MIT is one of only five US colleges and universities that can make all of these three claims: We admit all undergraduate students without regard for their financial circumstances; we award all undergraduate financial aid based on need; and we meet the full demonstrated need of all of our admitted undergraduates. If you’ve shown you have the talent, creativity, and drive to succeed at MIT, we want you on our campus, regardless of your ability to pay.
To keep these commitments, we make a serious investment in financial aid. For the current academic year, MIT increased its financial aid commitment by 9.6%, about 2.5 times the increase in tuition and fees. For graduate students, we continue to enhance our support for merit-based fellowships to help defray the costs associated with tuition and health insurance.
And of course, investment in our community extends to our brilliant faculty. We compete for faculty talent in every field, and an endowed professorship can be the decisive factor in convincing prospective colleagues that MIT is the best place to invest their talent. Support for scholarships, fellowships, and professorships doesn’t often make headlines, but the truth is that no other form of support is more essential to maintaining the excellence of MIT.

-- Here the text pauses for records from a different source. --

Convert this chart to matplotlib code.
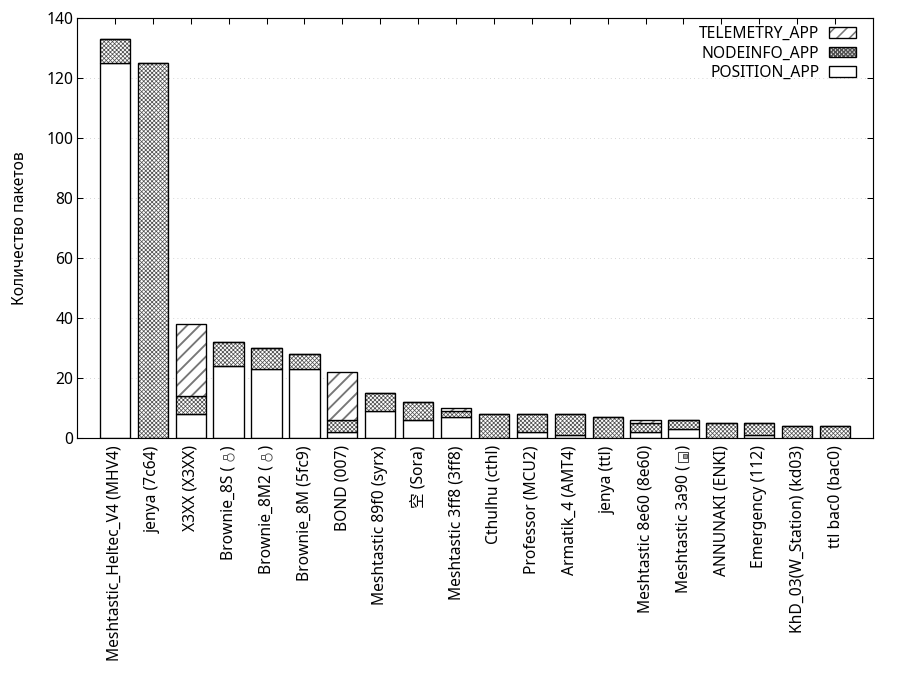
import matplotlib
matplotlib.use('Agg')
import matplotlib.pyplot as plt
from matplotlib.legend_handler import HandlerTuple
from matplotlib.lines import Line2D
from matplotlib.transforms import IdentityTransform
import numpy as np

# \u3000 marks an emoji that no installed font has; it is drawn as a small shape
nodes = ['Meshtastic_Heltec_V4 (MHV4)', 'jenya (7c64)', 'X3XX (X3XX)',
         'Brownie_8S (\u3000)', 'Brownie_8M2 (\u3000)', 'Brownie_8M (5fc9)', 'BOND (007)',
         'Meshtastic 89f0 (syrx)', '空 (Sora)', 'Meshtastic 3ff8 (3ff8)',
         'Cthulhu (cthl)', 'Professor (MCU2)', 'Armatik_4 (AMT4)', 'jenya (ttl)',
         'Meshtastic 8e60 (8e60)', 'Meshtastic 3a90 (\u3000)', 'ANNUNAKI (ENKI)',
         'Emergency (112)', 'KhD_03(W_Station) (kd03)', 'ttl bac0 (bac0)']
emoji = {3: 'bulb', 4: 'bulb', 15: 'pump'}
position = [125, 0, 8, 24, 23, 23, 2, 9, 6, 7, 0, 2, 1, 0, 2, 3, 0, 1, 0, 0]
nodeinfo = [8, 125, 6, 8, 7, 5, 4, 6, 6, 2, 8, 6, 7, 7, 3, 3, 5, 4, 4, 4]
telemetry = [0, 0, 24, 0, 0, 0, 16, 0, 0, 1, 0, 0, 0, 0, 1, 0, 0, 0, 0, 0]

plt.rcParams['font.family'] = ['Noto Sans', 'Noto Sans CJK SC', 'DejaVu Sans']
plt.rcParams['font.size'] = 15
plt.rcParams['hatch.linewidth'] = 1.5

fig = plt.figure(figsize=(12, 700 / 75), dpi=75)
ax = fig.add_axes([77 / 900, 1 - 438 / 700, 796 / 900, 420 / 700])

x = np.arange(len(nodes))
pos = np.array(position)
ni = np.array(nodeinfo)
tel = np.array(telemetry)
w = 0.8
lw = 1.3


def hatched(vals, bottom, hatch, hcolor, hlw):
    bars = ax.bar(x, vals, w, bottom=bottom, color='white', edgecolor=hcolor,
                  linewidth=0, hatch=hatch)
    for b in bars:
        try:
            b.set_hatch_linewidth(hlw)
        except AttributeError:
            pass
    outl = ax.bar(x, vals, w, bottom=bottom, fill=False, edgecolor='black', linewidth=lw)
    return bars[0], outl[0]


p_pos = ax.bar(x, pos, w, color='white', edgecolor='black', linewidth=lw)
h_ni = hatched(ni, pos, 'xxxxxx', '#505050', 0.7)
h_tel = hatched(tel, pos + ni, '//', '#777777', 1.8)

ax.set_xlim(-1, len(nodes))
ax.set_ylim(0, 140)
ax.set_yticks(range(0, 141, 20))
ax.set_xticks(x)
ax.set_xticklabels(nodes, rotation=90)
ax.tick_params(direction='in', length=6, width=1, top=True, right=True)
ax.tick_params(axis='x', pad=7)
ax.set_ylabel('Количество пакетов')
ax.yaxis.set_label_coords(-0.061, 0.5)
ax.set_axisbelow(True)
ax.yaxis.grid(True, color='#c8c8c8', linestyle=(0, (1, 4)), linewidth=0.8)
for s in ax.spines.values():
    s.set_linewidth(1.1)

ax.legend([h_tel, h_ni, p_pos[0]], ['TELEMETRY_APP', 'NODEINFO_APP', 'POSITION_APP'],
          handler_map={tuple: HandlerTuple(ndivide=1, pad=0)},
          loc='upper right', bbox_to_anchor=(1 - 17 / 796, 1 - 8 / 420),
          frameon=False, markerfirst=False, borderpad=0, borderaxespad=0,
          handlelength=1.75, handleheight=0.65, labelspacing=0.22, handletextpad=0.6)

# small drawn stand-ins for the emoji glyphs
fig.canvas.draw()
r = fig.canvas.get_renderer()
probe = fig.text(0, 0, ')', fontsize=15)
paren = probe.get_window_extent(r).width
probe.remove()
idt = IdentityTransform()
for i, kind in emoji.items():
    bb = ax.get_xticklabels()[i].get_window_extent(r)
    cx = (bb.x0 + bb.x1) / 2
    cy = bb.y1 - paren - 7.5
    if kind == 'bulb':
        fig.add_artist(Line2D([cx + 1.5], [cy], marker='o', ms=7, mfc='white', mec='#555555',
                              mew=0.9, transform=idt))
        fig.add_artist(Line2D([cx - 3.5], [cy], marker='s', ms=3.5, mfc='white', mec='#555555',
                              mew=0.9, transform=idt))
    else:
        fig.add_artist(Line2D([cx], [cy], marker='s', ms=9, mfc='white', mec='#444444',
                              mew=1.0, transform=idt))
        fig.add_artist(Line2D([cx + 2], [cy + 1], marker='s', ms=3.5, mfc='#999999', mec='#444444',
                              mew=0.8, transform=idt))

plt.savefig('out.png', dpi=75)
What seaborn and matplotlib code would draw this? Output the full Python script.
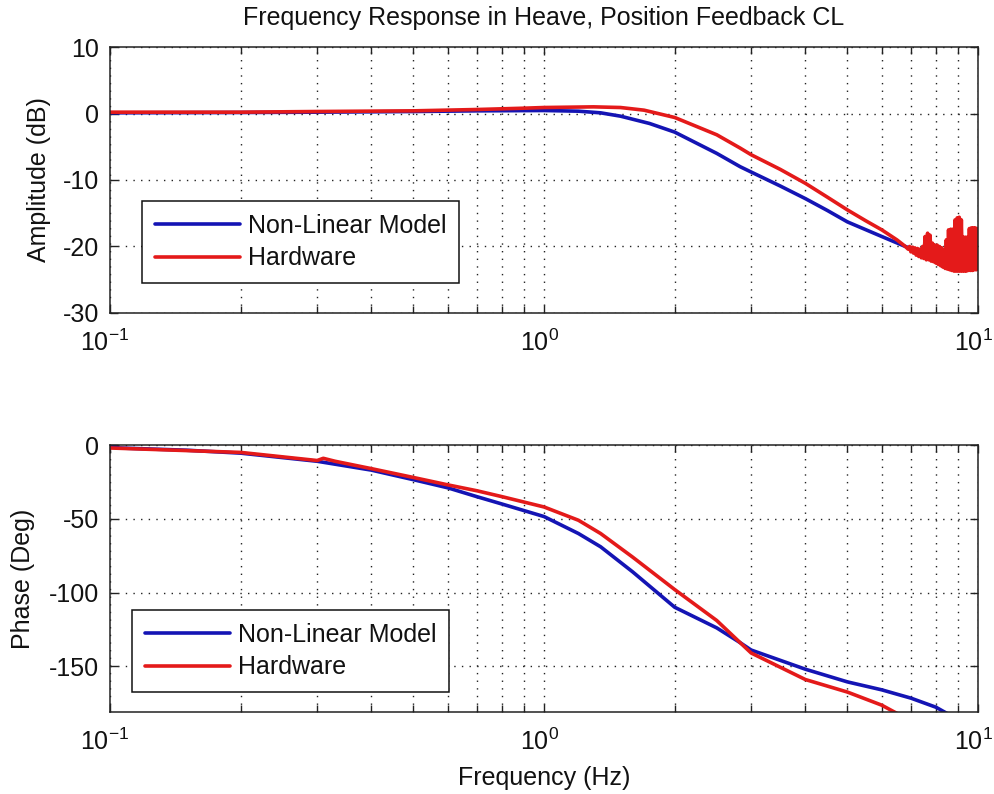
import numpy as np
import pandas as pd
import matplotlib
matplotlib.use("Agg")
import matplotlib.pyplot as plt
import matplotlib.transforms as mtransforms
import seaborn as sns
from matplotlib.ticker import LogLocator, LogFormatterSciNotation, NullFormatter

# ---------------- data ----------------
title = "Frequency Response in Heave, Position Feedback CL"
series_names = ["Non-Linear Model", "Hardware"]

amp_model_f = [0.1, 0.2, 0.3, 0.5, 0.7, 1.0, 1.2, 1.35, 1.5, 1.75, 2.0, 2.5, 2.83,
               3.0, 3.5, 4.0, 4.5, 5.0, 6.0, 6.8, 7.0, 8.0, 9.0, 10.0]
amp_model_db = [0.1, 0.15, 0.2, 0.3, 0.4, 0.45, 0.35, 0.1, -0.4, -1.5, -2.8, -6.0, -8.0,
                -8.8, -10.9, -12.8, -14.6, -16.3, -18.5, -20.0, -20.3, -21.3, -22.0, -22.5]

amp_hw_f = [0.1, 0.2, 0.3, 0.5, 0.7, 0.9, 1.0, 1.3, 1.5, 1.7, 2.0, 2.5, 2.83, 3.0,
            3.5, 4.0, 4.5, 5.0, 5.5, 6.0, 6.5, 6.8,
            6.9, 6.95, 7.0, 7.05, 7.1, 7.15, 7.2, 7.25, 7.3, 7.35, 7.4, 7.45, 7.5,
            7.55, 7.6, 7.65, 7.7, 7.75, 7.8, 7.85, 7.9, 7.95, 8.0, 8.05, 8.1, 8.15,
            8.2, 8.25, 8.3, 8.35, 8.4, 8.45, 8.5, 8.55, 8.6, 8.65, 8.7, 8.75, 8.8,
            8.85, 8.9, 8.95, 9.0, 9.05, 9.1, 9.15, 9.2, 9.25, 9.3, 9.35, 9.4, 9.45,
            9.5, 9.55, 9.6, 9.65, 9.7, 9.75, 9.8, 9.85, 9.9, 9.95, 10.0]
amp_hw_db = [0.2, 0.2, 0.3, 0.4, 0.6, 0.8, 0.9, 1.0, 0.9, 0.5, -0.6, -3.2, -5.2, -6.2,
             -8.4, -10.5, -12.6, -14.5, -16.1, -17.5, -19.0, -20.0,
             -20.4, -20.0, -20.8, -20.1, -21.0, -20.2, -21.3, -20.3, -21.5, -20.4,
             -21.7, -20.0, -21.8, -18.5, -22.0, -18.0, -22.0, -18.3, -22.2, -19.5,
             -22.3, -19.8, -22.5, -19.8, -22.7, -20.0, -22.9, -20.2, -23.1, -20.5,
             -23.3, -19.0, -23.4, -17.5, -23.5, -17.4, -23.6, -17.4, -23.7, -16.0,
             -23.7, -15.7, -23.7, -15.6, -23.7, -16.0, -23.7, -18.6, -23.7, -18.6,
             -23.7, -18.6, -23.6, -17.3, -23.6, -17.2, -23.6, -17.2, -23.5, -17.2,
             -23.5, -17.3, -23.4]

ph_model_f = [0.1, 0.105, 0.15, 0.2, 0.3, 0.4, 0.5, 0.6, 0.7, 0.8, 1.0, 1.2, 1.35,
              1.6, 2.0, 2.5, 2.83, 3.0, 4.0, 5.0, 6.0, 7.0, 8.0, 8.6]
ph_model_deg = [-0.5, -2.0, -3.5, -5.5, -11.0, -17.0, -23.5, -29.0, -35.0, -40.0,
                -48.5, -60.0, -69.0, -86.0, -110.0, -124.0, -134.0, -139.0, -152.0,
                -160.6, -166.0, -171.6, -177.8, -183.0]

ph_hw_f = [0.1, 0.2, 0.3, 0.31, 0.33, 0.4, 0.5, 0.6, 0.7, 0.8, 1.0, 1.2, 1.35, 1.6,
           2.0, 2.5, 2.83, 3.0, 4.0, 5.0, 6.0, 6.6]
ph_hw_deg = [-2.0, -5.0, -10.5, -9.0, -11.0, -16.0, -22.0, -27.0, -31.0, -35.0, -42.0,
             -51.0, -60.0, -76.0, -98.0, -119.0, -134.0, -141.0, -159.0, -167.5,
             -176.4, -183.0]

amp_yticks = [-30, -20, -10, 0, 10]
ph_yticks = [-150, -100, -50, 0]

# ---------------- style ----------------
sns.set_style("ticks")
plt.rcParams["font.family"] = ["Liberation Sans", "DejaVu Sans"]
plt.rcParams["mathtext.fontset"] = "custom"
plt.rcParams["mathtext.rm"] = "Liberation Sans"
plt.rcParams["mathtext.it"] = "Liberation Sans"
plt.rcParams["mathtext.default"] = "regular"
plt.rcParams["axes.unicode_minus"] = False
plt.rcParams["text.color"] = "#111111"
plt.rcParams["axes.labelcolor"] = "#111111"
plt.rcParams["xtick.color"] = "#111111"
plt.rcParams["ytick.color"] = "#111111"

BLUE = "#1414b4"
RED = "#e41a1a"
FS = 18

fig = plt.figure(figsize=(9.95, 7.94), dpi=100)
fig.patch.set_facecolor("white")
ax1 = fig.add_axes([0.1106, 0.6058, 0.8724, 0.335])
ax2 = fig.add_axes([0.1106, 0.1033, 0.8724, 0.3362])

amp_m = pd.DataFrame({"f": amp_model_f, "v": amp_model_db})
amp_h = pd.DataFrame({"f": amp_hw_f, "v": amp_hw_db})
ph_m = pd.DataFrame({"f": ph_model_f, "v": ph_model_deg})
ph_h = pd.DataFrame({"f": ph_hw_f, "v": ph_hw_deg})

shift = mtransforms.ScaledTranslation(-5 / 100, 0, fig.dpi_scale_trans)

for ax, dm, dh in [(ax1, amp_m, amp_h), (ax2, ph_m, ph_h)]:
    sns.lineplot(data=dm, x="f", y="v", ax=ax, color=BLUE, lw=2.6,
                 label=series_names[0], estimator=None, sort=False)
    sns.lineplot(data=dh, x="f", y="v", ax=ax, color=RED, lw=2.6,
                 label=series_names[1], estimator=None, sort=False)
    ax.set_xscale("log")
    ax.set_xlim(0.1, 10)
    ax.xaxis.set_major_locator(LogLocator(base=10, numticks=10))
    ax.xaxis.set_minor_locator(LogLocator(base=10, subs=np.arange(2, 10), numticks=20))
    ax.xaxis.set_major_formatter(LogFormatterSciNotation())
    ax.xaxis.set_minor_formatter(NullFormatter())
    ax.grid(True, which="both", axis="x", color="#222222", linestyle=(0, (1, 4.5)), lw=1.0)
    ax.grid(True, which="major", axis="y", color="#222222", linestyle=(0, (1, 4.5)), lw=1.0)
    ax.tick_params(which="both", direction="in", top=True, right=True,
                   labelsize=FS, width=1.0, color="#222222")
    ax.tick_params(which="major", length=6, pad=8)
    ax.tick_params(which="minor", length=5)
    ax.tick_params(axis="x", which="major", pad=12)
    for s in ax.spines.values():
        s.set_linewidth(1.1)
        s.set_color("#222222")
    ax.set_xlabel("")
    ax.set_facecolor("white")

ax1.set_ylim(-30, 10)
ax1.set_yticks(amp_yticks)
ax2.set_ylim(-181, 0)
ax2.set_yticks(ph_yticks)

ax1.set_title(title, fontsize=FS, pad=16)
ax1.set_ylabel("Amplitude (dB)", fontsize=FS, labelpad=8)
ax2.set_ylabel("Phase (Deg)", fontsize=FS, labelpad=10)
ax2.set_xlabel("Frequency (Hz)", fontsize=FS, labelpad=8)

for ax, anchor in [(ax1, (0.037, 0.113)), (ax2, (0.0253, 0.075))]:
    leg = ax.legend(loc="lower left", bbox_to_anchor=anchor, frameon=True,
                    fancybox=False, edgecolor="#111111", framealpha=1, fontsize=FS,
                    handlelength=3.4, handletextpad=0.35, labelspacing=0.35,
                    borderpad=0.5, borderaxespad=0)
    leg.get_frame().set_linewidth(1.1)
    for l in leg.get_lines():
        l.set_linewidth(2.6)

fig.canvas.draw()
for ax in (ax1, ax2):
    for lab in ax.get_xticklabels():
        lab.set_transform(lab.get_transform() + shift)

fig.savefig("out.png", dpi=100, facecolor="white")
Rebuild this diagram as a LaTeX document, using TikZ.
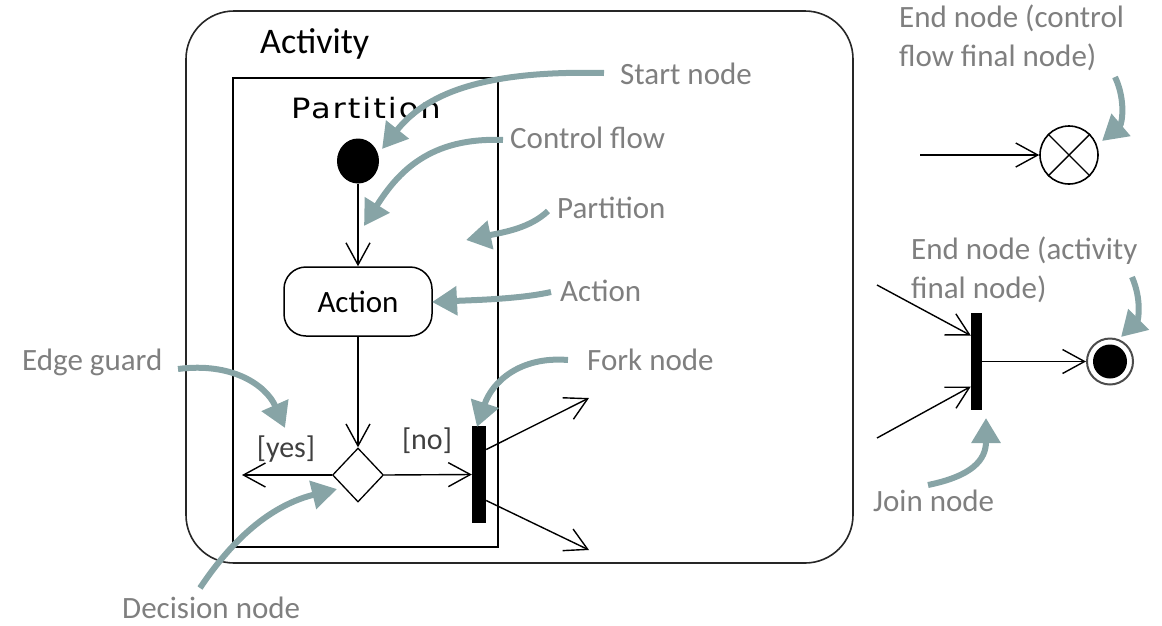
\documentclass[tikz,border=0pt]{standalone}
\usepackage{fontspec}
\setmainfont{Carlito}
\newfontfamily\partfont[LetterSpace=6]{DejaVu Sans}
\usetikzlibrary{arrows.meta,shapes.geometric}
\definecolor{lblgray}{HTML}{7F7F7F}
\definecolor{callout}{HTML}{87A4A6}
\definecolor{guardgray}{HTML}{404040}
\begin{document}
\begin{tikzpicture}[x=1pt,y=-1pt,
  lbl/.style={text=lblgray, font=\fontsize{31}{39}\selectfont, inner sep=0pt, anchor=base west},
  callarrow/.style={draw=callout, line width=6pt, -{Triangle[length=25pt,width=28pt]}},
  flow/.style={draw=black, line width=1.4pt, -{Straight Barb[length=22pt,width=24pt]}},
  plain/.style={draw=black, line width=1.4pt},
  guard/.style={text=guardgray, font=\fontsize{30}{34}\selectfont, inner sep=0pt},
  bar/.style={rectangle, fill=black, inner sep=0pt},
]
\useasboundingbox (0,0) rectangle (1162,625);

% containers
\node[draw=black!85, line width=1.6pt, rounded corners=48pt, minimum width=667pt, minimum height=552pt, inner sep=0pt] (activity) at (519.5,287) {};
\node[anchor=base west, inner sep=0pt, font=\fontsize{36}{40}\selectfont] (acttitle) at (260,53) {Activity};
\node[draw=black, line width=2.2pt, minimum width=265pt, minimum height=469pt, inner sep=0pt] (partition) at (365.5,312.5) {};
\node[anchor=base, inner sep=0pt, font={\partfont\fontsize{28}{32}\selectfont}] (ptitle) at (366,118) {\scalebox{1.15}[1]{Partition}};

% flow elements
\node[ellipse, fill=black, minimum width=42pt, minimum height=45pt, inner sep=0pt] (start) at (358,161) {};
\node[draw=black, line width=1.5pt, rounded corners=22pt, minimum width=148pt, minimum height=69pt, inner sep=0pt, font=\fontsize{31}{36}\selectfont] (action) at (358,301.5) {Action};
\node[diamond, draw=black, line width=1.3pt, minimum width=51pt, minimum height=54pt, inner sep=0pt] (dec) at (358,475) {};
\node[bar, minimum width=14pt, minimum height=97pt] (fork) at (479,474.5) {};
\coordinate (yesend) at (242,475);
\coordinate (forkout1) at (589,398);
\coordinate (forkout2) at (589,550);

\draw[flow] (start) -- (action);
\draw[flow] (action) -- (dec);
\draw[flow] (dec.west) -- (yesend);
\draw[flow] (dec.east) -- (fork.west);
\draw[flow] ([yshift=25pt]fork.east) -- (forkout1);
\draw[flow] ([yshift=-26pt]fork.east) -- (forkout2);

\node[guard] (yes) at (286,449) {[yes]};
\node[guard] (no) at (427,441) {[no]};

% control flow final
\coordinate (cfin) at (920,155);
\node[circle, draw=black, line width=1.6pt, minimum size=58pt, inner sep=0pt] (cff) at (1069,155) {};
\draw[plain] (cff.north east) -- (cff.south west);
\draw[plain] (cff.north west) -- (cff.south east);
\draw[flow] (cfin) -- (cff);

% join + activity final
\node[bar, minimum width=11pt, minimum height=97pt] (join) at (976.5,361.5) {};
\coordinate (jin1) at (877,285);
\coordinate (jin2) at (877,438);
\node[circle, draw=black!70, line width=2pt, minimum size=46pt, inner sep=0pt] (afin) at (1110,361.5) {};
\node[circle, fill=black, minimum size=34pt, inner sep=0pt] (afincore) at (afin) {};
\draw[flow] (jin1) -- ([yshift=26pt]join.west);
\draw[flow] (jin2) -- ([yshift=-25pt]join.west);
\draw[flow] (join.east) -- (afin);

% labels
\node[lbl] (lstart) at (620,84) {Start node};
\node[lbl] (lctrl) at (510,148) {Control flow};
\node[lbl] (lpart) at (557,218) {Partition};
\node[lbl] (laction) at (560,301) {Action};
\node[lbl] (lfork) at (587,370) {Fork node};
\node[lbl] (ledge) at (22,370) {Edge guard};
\node[lbl] (ldec) at (122,618) {Decision node};
\node[lbl] (ljoin) at (873,511) {Join node};
\node[lbl] (lcf1) at (899,27) {End node (control};
\node[lbl] (lcf2) at (899,66) {flow final node)};
\node[lbl] (laf1) at (911,259) {End node (activity};
\node[lbl] (laf2) at (911,298) {final node)};

% callout arrows
\coordinate (s1) at (604,73);   \coordinate (t1) at (382,149);
\coordinate (s2) at (503,140);  \coordinate (t2) at (364,226);
\coordinate (s3) at (548,211);  \coordinate (t3) at (466,240);
\coordinate (s4) at (551,292);  \coordinate (t4) at (432,302);
\coordinate (s5) at (568,360);  \coordinate (t5) at (477,427);
\coordinate (s6) at (178,369);  \coordinate (t6) at (285,428);
\coordinate (s7) at (200,588);  \coordinate (t7) at (337,489);
\coordinate (s8) at (1115,77);  \coordinate (t8) at (1102,141);
\coordinate (s9) at (1132,277); \coordinate (t9) at (1121,337);
\coordinate (s10) at (928,485); \coordinate (t10) at (986,418);

\draw[callarrow] (s1) .. controls (480,70) and (425,95) .. (t1);
\draw[callarrow] (s2) .. controls (430,137) and (398,172) .. (t2);
\draw[callarrow] (s3) .. controls (530,228) and (505,232) .. (t3);
\draw[callarrow] (s4) .. controls (520,299) and (475,300) .. (t4);
\draw[callarrow] (s5) .. controls (520,356) and (492,382) .. (t5);
\draw[callarrow] (s6) .. controls (232,362) and (266,385) .. (t6);
\draw[callarrow] (s7) .. controls (240,528) and (280,503) .. (t7);
\draw[callarrow] (s8) .. controls (1126,100) and (1122,124) .. (t8);
\draw[callarrow] (s9) .. controls (1142,300) and (1138,320) .. (t9);
\draw[callarrow] (s10) .. controls (972,476) and (986,460) .. (t10);
\end{tikzpicture}
\end{document}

To me, higher education is a little like space exploration. It’s a thrill to build the rocket, and you can’t beat the feeling of discovering a new planet. But if you don’t have a world-class launching pad—in our case, talented students and faculty—you’re not getting off the ground.
Thanks to the extraordinary generosity of nearly 100,000 alumni and friends, we’ve made tremendous progress toward our goal for the MIT Campaign for a Better World. To truly make a better world, however, we must never ease up on our commitment to lowering the barriers for talent—and for every variety of “smartness”!—from across the country and around the world.